─── Items ───
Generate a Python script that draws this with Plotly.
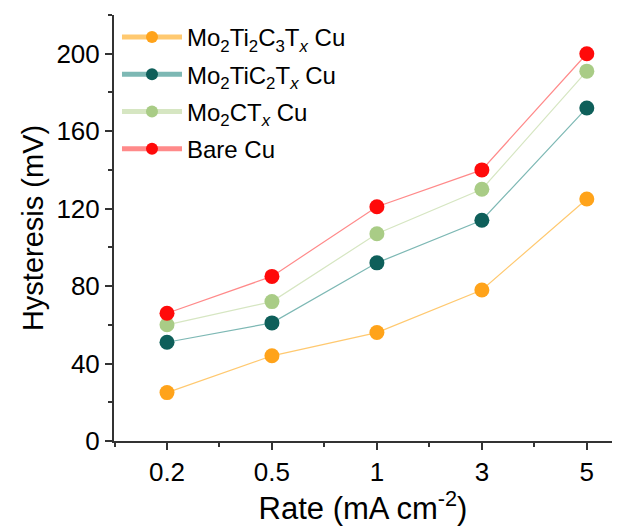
import plotly.graph_objects as go

rates = ["0.2", "0.5", "1", "3", "5"]
names = [
    "Mo<sub>2</sub>Ti<sub>2</sub>C<sub>3</sub>T<sub><i>x</i></sub> Cu",
    "Mo<sub>2</sub>TiC<sub>2</sub>T<sub><i>x</i></sub> Cu",
    "Mo<sub>2</sub>CT<sub><i>x</i></sub> Cu",
    "Bare Cu",
]
mo2ti2c3 = [25, 44, 56, 78, 125]
mo2tic2 = [51, 61, 92, 114, 172]
mo2ct = [60, 72, 107, 130, 191]
bare = [66, 85, 121, 140, 200]
series = [mo2ti2c3, mo2tic2, mo2ct, bare]
marker_colors = ["#FFA31A", "#0E5F5A", "#A9CC86", "#FF0A0A"]
line_colors = ["#FFC970", "#7DB8B4", "#D6E6C2", "#FF8A8A"]

x = list(range(len(rates)))
fig = go.Figure()
for i, (name, ys, mc, lc) in enumerate(zip(names, series, marker_colors, line_colors)):
    fig.add_trace(go.Scatter(
        x=x, y=ys, name=name, mode="lines+markers", legendgroup=f"g{i}",
        line=dict(color=lc, width=1.2),
        marker=dict(color=mc, size=15, line=dict(width=0)),
    ))

font = "Liberation Sans, Arial, sans-serif"
fig.update_layout(
    width=630, height=526,
    margin=dict(l=114, r=18, t=15, b=85),
    paper_bgcolor="white", plot_bgcolor="white",
    font=dict(family=font, color="black"),
    showlegend=True,
    legend=dict(x=0.006, y=1.0, xanchor="left", yanchor="top",
                font=dict(size=24, family=font), bgcolor="rgba(0,0,0,0)",
                tracegroupgap=3, itemsizing="constant", itemwidth=60),
    xaxis=dict(
        range=[-0.505, 4.24], tickmode="array", tickvals=x, ticktext=rates,
        showline=True, linecolor="#333", linewidth=2,
        ticks="outside", ticklen=7, tickwidth=1.5, tickcolor="#333",
        minor=dict(tickmode="array", tickvals=[-0.5, 0.5, 1.5, 2.5, 3.5],
                   ticks="outside", ticklen=4, tickwidth=1.5, tickcolor="#333"),
        showgrid=False, zeroline=False,
        tickfont=dict(size=26),
        title=dict(text="Rate (mA cm<sup>-2</sup>)", font=dict(size=31), standoff=3),
    ),
    yaxis=dict(
        range=[0, 220], tickmode="array", tickvals=[0, 40, 80, 120, 160, 200],
        showline=True, linecolor="#333", linewidth=2,
        ticks="outside", ticklen=7, tickwidth=1.5, tickcolor="#333",
        minor=dict(tickmode="array", tickvals=[20, 60, 100, 140, 180, 220],
                   ticks="outside", ticklen=4, tickwidth=1.5, tickcolor="#333"),
        showgrid=False, zeroline=False,
        tickfont=dict(size=26),
        title=dict(text="Hysteresis (mV)", font=dict(size=29), standoff=4),
    ),
)
fig.write_html("out.html")
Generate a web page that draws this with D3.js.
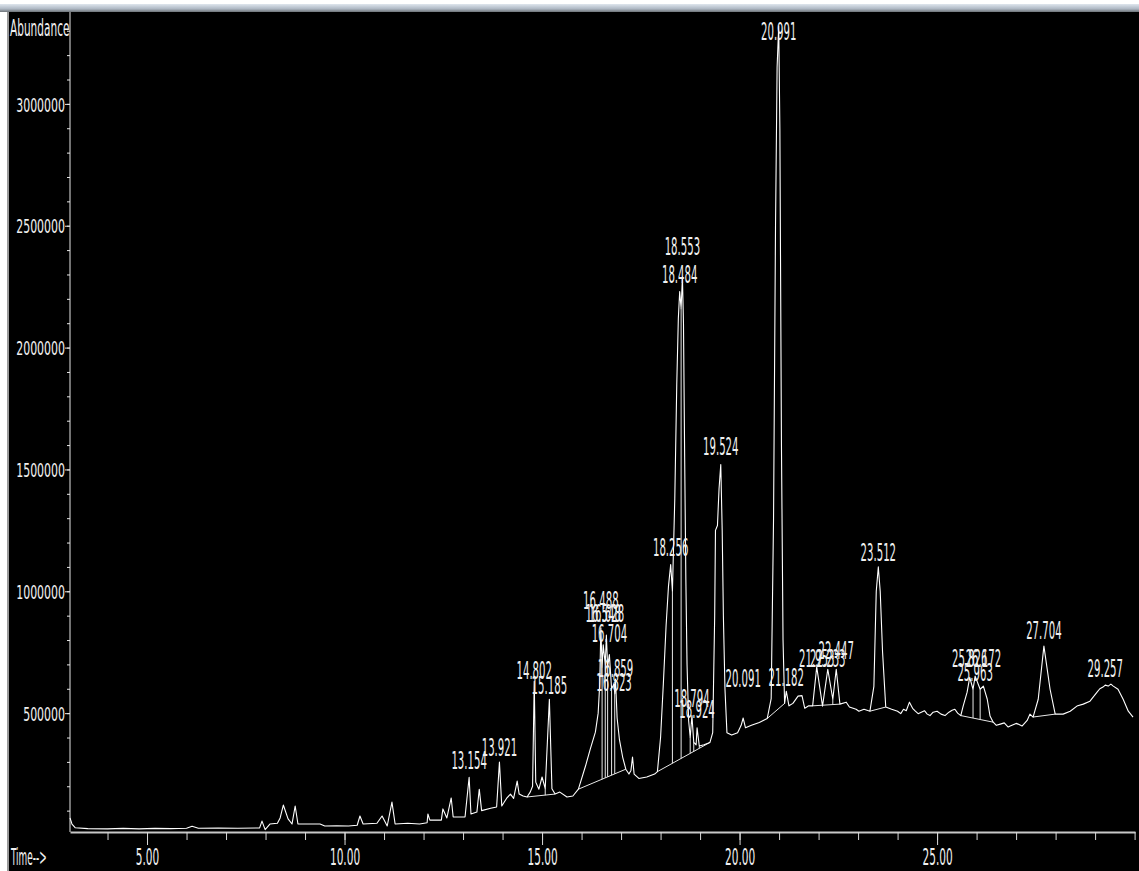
<!DOCTYPE html>
<meta charset="utf-8">
<script src="https://d3js.org/d3.v7.min.js"></script>
<style>
  body { margin: 0; background: #fff; }
  svg { display: block; }
</style>
<div id="chart"></div>
<script>

// TIC trace: [retention time (min), abundance]
var trace = [
  [3.05, 70000], [3.10, 45000], [3.18, 30000], [3.5, 26000], [4.0, 25000], [4.4, 27000],
  [4.8, 25000], [5.2, 27000], [5.6, 26000], [6.0, 28000], [6.14, 36000], [6.3, 28000],
  [6.8, 29000], [7.3, 28000], [7.85, 29000], [7.91, 57000], [7.99, 22000], [8.11, 45000],
  [8.30, 48000], [8.37, 70000], [8.45, 123000], [8.57, 66000], [8.67, 45000], [8.75, 119000],
  [8.82, 45000], [9.38, 45000], [9.5, 37000], [9.8, 38000], [10.1, 37000], [10.32, 40000],
  [10.39, 78000], [10.47, 45000], [10.82, 48000], [10.95, 78000], [11.08, 37000], [11.20, 135000],
  [11.28, 45000], [11.6, 48000], [11.9, 45000], [12.09, 50000], [12.11, 86000], [12.16, 61000],
  [12.45, 61000], [12.49, 107000], [12.59, 70000], [12.70, 152000], [12.75, 74000], [13.05, 74000],
  [13.154, 237000], [13.20, 86000], [13.35, 94000], [13.41, 188000], [13.47, 100000], [13.7, 110000],
  [13.85, 115000], [13.921, 299000], [13.98, 119000], [14.10, 150000], [14.20, 168000], [14.28, 150000],
  [14.37, 221000], [14.42, 168000], [14.52, 160000], [14.62, 156000], [14.70, 176000], [14.76, 200000],
  [14.802, 631000], [14.84, 217000], [14.92, 188000], [15.00, 238000], [15.08, 190000], [15.185, 557000],
  [15.25, 190000], [15.33, 168000], [15.45, 176000], [15.63, 156000], [15.78, 160000], [15.92, 188000],
  [16.10, 283000], [16.22, 352000], [16.35, 422000], [16.42, 500000], [16.46, 620000], [16.488, 850000],
  [16.52, 690000], [16.548, 780000], [16.60, 700000], [16.628, 820000], [16.66, 690000], [16.704, 740000],
  [16.76, 600000], [16.823, 620000], [16.84, 580000], [16.859, 640000], [16.90, 480000], [16.96, 390000],
  [17.04, 320000], [17.12, 270000], [17.20, 250000], [17.25, 265000], [17.29, 320000], [17.33, 250000],
  [17.45, 232000], [17.65, 238000], [17.85, 250000], [17.92, 260000], [18.00, 400000], [18.07, 620000],
  [18.14, 860000], [18.20, 1020000], [18.256, 1110000], [18.30, 1000000], [18.36, 1380000], [18.41, 1850000],
  [18.45, 2120000], [18.484, 2230000], [18.52, 2160000], [18.553, 2290000], [18.58, 2100000], [18.61, 1550000],
  [18.64, 1050000], [18.67, 700000], [18.71, 470000], [18.75, 400000], [18.794, 490000], [18.84, 380000],
  [18.90, 370000], [18.924, 440000], [18.98, 365000], [19.10, 370000], [19.25, 380000], [19.32, 420000],
  [19.37, 900000], [19.39, 1250000], [19.44, 1270000], [19.48, 1420000], [19.524, 1520000], [19.56, 1250000],
  [19.59, 900000], [19.63, 600000], [19.68, 420000], [19.80, 410000], [19.95, 420000], [20.04, 450000],
  [20.091, 480000], [20.15, 440000], [20.30, 450000], [20.50, 462000], [20.70, 478000], [20.80, 560000],
  [20.86, 1300000], [20.91, 2500000], [20.95, 3150000], [20.991, 3320000], [21.02, 2900000], [21.06, 1600000],
  [21.10, 800000], [21.14, 540000], [21.182, 590000], [21.25, 530000], [21.35, 540000], [21.48, 570000],
  [21.58, 572000], [21.65, 520000], [21.75, 530000], [21.85, 530000], [21.953, 690000], [22.10, 529000],
  [22.233, 680000], [22.36, 557000], [22.447, 680000], [22.54, 537000], [22.70, 545000], [22.78, 525000],
  [22.95, 516000], [23.02, 508000], [23.15, 516000], [23.30, 508000], [23.40, 610000], [23.46, 1000000],
  [23.512, 1100000], [23.56, 1000000], [23.62, 750000], [23.70, 525000], [23.85, 516000], [24.0, 508000],
  [24.08, 498000], [24.15, 516000], [24.22, 510000], [24.30, 545000], [24.38, 520000], [24.45, 508000],
  [24.52, 498000], [24.6, 504000], [24.68, 510000], [24.75, 496000], [24.82, 490000], [24.9, 504000],
  [25.0, 508000], [25.1, 496000], [25.2, 490000], [25.3, 504000], [25.38, 512000], [25.45, 516000],
  [25.52, 500000], [25.6, 490000], [25.66, 529000], [25.76, 586000], [25.826, 647000], [25.91, 598000],
  [25.963, 652000], [26.09, 598000], [26.172, 611000], [26.27, 557000], [26.34, 488000], [26.42, 463000],
  [26.5, 450000], [26.6, 455000], [26.7, 460000], [26.8, 443000], [26.85, 447000], [27.0, 458000],
  [27.05, 455000], [27.15, 447000], [27.28, 470000], [27.35, 496000], [27.43, 484000], [27.56, 557000],
  [27.704, 775000], [27.86, 598000], [27.99, 496000], [28.19, 496000], [28.37, 508000], [28.54, 529000],
  [28.70, 537000], [28.87, 549000], [29.05, 586000], [29.12, 600000], [29.20, 607000], [29.257, 615000],
  [29.33, 611000], [29.40, 619000], [29.46, 611000], [29.58, 598000], [29.71, 557000], [29.84, 508000],
  [29.96, 484000]
];

// labelled peaks and the abundance at which each label sits
var peakTimes = [13.154, 13.921, 14.802, 15.185, 16.488, 16.548, 16.628, 16.704, 16.859, 16.823,
                 18.256, 18.484, 18.553, 18.794, 18.924, 19.524, 20.091, 20.991, 21.182,
                 21.953, 22.233, 22.447, 23.512, 25.826, 26.172, 25.963, 27.704, 29.257];
var labelLevel = [270000, 324000, 639000, 578000, 926000, 873000, 873000, 791000, 647000, 590000,
                  1143000, 2266000, 2381000, 524000, 479000, 1561000, 606000, 3262000, 611000,
                  688000, 688000, 721000, 1123000, 688000, 688000, 631000, 803000, 647000];

// integration baselines [t0, v0, t1, v1] and drop lines [t, baseline value]
var baselines = [
  [14.62, 156000, 15.33, 168000], [15.92, 188000, 17.12, 270000], [17.92, 260000, 19.25, 380000],
  [20.70, 478000, 21.14, 540000], [21.85, 530000, 22.54, 537000], [23.30, 508000, 23.70, 525000],
  [25.60, 490000, 26.42, 463000], [27.43, 484000, 27.99, 496000]
];
var drops = [
  [15.08, 163000], [16.52, 229000], [16.60, 234500], [16.66, 238600], [16.76, 245400], [16.84, 250900],
  [18.30, 294000], [18.52, 314000], [18.75, 335000], [18.84, 343000], [18.98, 356000],
  [22.10, 533000], [22.36, 535000], [25.91, 480000], [26.09, 474000]
];

var xMajor = [5, 10, 15, 20, 25];
var xMinor = d3.range(4, 31);
var yMajor = [500000, 1000000, 1500000, 2000000, 2500000, 3000000];
var yMinor = d3.range(100000, 3400000, 100000);

var width = 1139, height = 871;
var font = "'DejaVu Sans Condensed', 'DejaVu Sans', sans-serif";
var ink = "#f0f0f0";

var svg = d3.select("#chart").append("svg")
  .attr("width", width)
  .attr("height", height);

// window frame
var grad = svg.append("defs").append("linearGradient")
  .attr("id", "bar").attr("x1", 0).attr("y1", 0).attr("x2", 0).attr("y2", 1);
grad.append("stop").attr("offset", "0%").attr("stop-color", "#dfe6ee");
grad.append("stop").attr("offset", "60%").attr("stop-color", "#aeb8c4");
grad.append("stop").attr("offset", "100%").attr("stop-color", "#6e7378");
svg.append("rect").attr("x", 0).attr("y", 4).attr("width", width).attr("height", 8).attr("fill", "url(#bar)");
svg.append("rect").attr("x", 9).attr("y", 12).attr("width", width - 9).attr("height", height - 12).attr("fill", "#000");
svg.append("rect").attr("x", 7).attr("y", 12).attr("width", 2).attr("height", height - 12).attr("fill", "#9a9a9a");

var x = d3.scaleLinear().domain([3.05, 30.01]).range([70, 1135]);
var y = d3.scaleLinear().domain([0, 3377000]).range([835, 12]);

function squeeze(sel, sx) {
  // narrow the glyphs like the instrument font
  sel.each(function() {
    var t = d3.select(this);
    var tx = +t.attr("x") || 0;
    t.attr("x", tx / sx).attr("transform", "scale(" + sx + ",1)");
  });
}

// y axis
var gyMinor = svg.append("g").attr("transform", "translate(70,0)")
  .call(d3.axisLeft(y).tickValues(yMinor).tickSize(3).tickSizeOuter(0).tickFormat(""));
var gy = svg.append("g").attr("transform", "translate(70,0)")
  .call(d3.axisLeft(y).tickValues(yMajor).tickSize(5).tickSizeOuter(0).tickFormat(d3.format("d")));
gy.select(".domain").remove();
gyMinor.select(".domain").attr("d", "M0,12V832");
svg.selectAll("g path, g line").attr("stroke", "#e6e6e6");
gy.selectAll("text")
  .attr("fill", ink).attr("font-family", font).attr("font-size", 20)
  .attr("x", -5).attr("dy", "0.36em");
squeeze(gy.selectAll("text"), 0.61);

// x axis
var gxMinor = svg.append("g").attr("transform", "translate(0,832)")
  .call(d3.axisBottom(x).tickValues(xMinor).tickSize(8).tickSizeOuter(0).tickFormat(""));
var gx = svg.append("g").attr("transform", "translate(0,832)")
  .call(d3.axisBottom(x).tickValues(xMajor).tickSize(13).tickSizeOuter(0).tickFormat(d3.format(".2f")));
gx.select(".domain").remove();
gxMinor.select(".domain").attr("stroke", "#c8c8c8").attr("stroke-width", 2);
gxMinor.selectAll("line").attr("stroke", "#d8d8d8");
gx.selectAll("line").attr("stroke", "#d8d8d8");
gx.selectAll("text")
  .attr("fill", ink).attr("font-family", font).attr("font-size", 23)
  .attr("y", 33).attr("dy", 0);
squeeze(gx.selectAll("text"), 0.51);

// axis titles
svg.append("text").attr("transform", "translate(10,36) scale(0.51,1)")
  .attr("font-family", font).attr("font-size", 23).attr("fill", ink).text("Abundance");
svg.append("text").attr("transform", "translate(11,865) scale(0.43,1)")
  .attr("font-family", font).attr("font-size", 23).attr("fill", ink).text("Time-->");

// integration marks
var traceAt = new Map(trace.map(function(d) { return [d[0], d[1]]; }));
svg.append("g").selectAll("line.base")
  .data(baselines).enter().append("line")
    .attr("x1", function(d) { return x(d[0]); }).attr("y1", function(d) { return y(d[1]); })
    .attr("x2", function(d) { return x(d[2]); }).attr("y2", function(d) { return y(d[3]); })
    .attr("stroke", "#e8e8e8").attr("stroke-width", 1);
svg.append("g").selectAll("line.drop")
  .data(drops).enter().append("line")
    .attr("x1", function(d) { return x(d[0]); }).attr("y1", function(d) { return y(d[1]); })
    .attr("x2", function(d) { return x(d[0]); }).attr("y2", function(d) { return y(traceAt.get(d[0])); })
    .attr("stroke", "#e8e8e8").attr("stroke-width", 1);

// the trace
var line = d3.line()
  .x(function(d) { return x(d[0]); })
  .y(function(d) { return y(d[1]); });
svg.append("path")
  .datum(trace)
  .attr("d", line)
  .attr("fill", "none")
  .attr("stroke", "#ffffff")
  .attr("stroke-width", 1.1)
  .attr("stroke-linejoin", "round");

// peak labels
svg.append("g").selectAll("text")
  .data(peakTimes).enter().append("text")
    .attr("transform", function(d, i) {
      return "translate(" + x(d) + "," + y(labelLevel[i]) + ") scale(0.47,1)";
    })
    .attr("text-anchor", "middle")
    .attr("font-family", font).attr("font-size", 24).attr("fill", ink)
    .text(function(d) { return d.toFixed(3); });

</script>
───
* **Your instructions**:
Exactly as they appear, print the lines of the listing above from its first line through the line that contains "import plotly.graph_objects as go", minus the pictures.

* **Worked solution**:
Generate a Python script that draws this with Plotly.
import plotly.graph_objects as go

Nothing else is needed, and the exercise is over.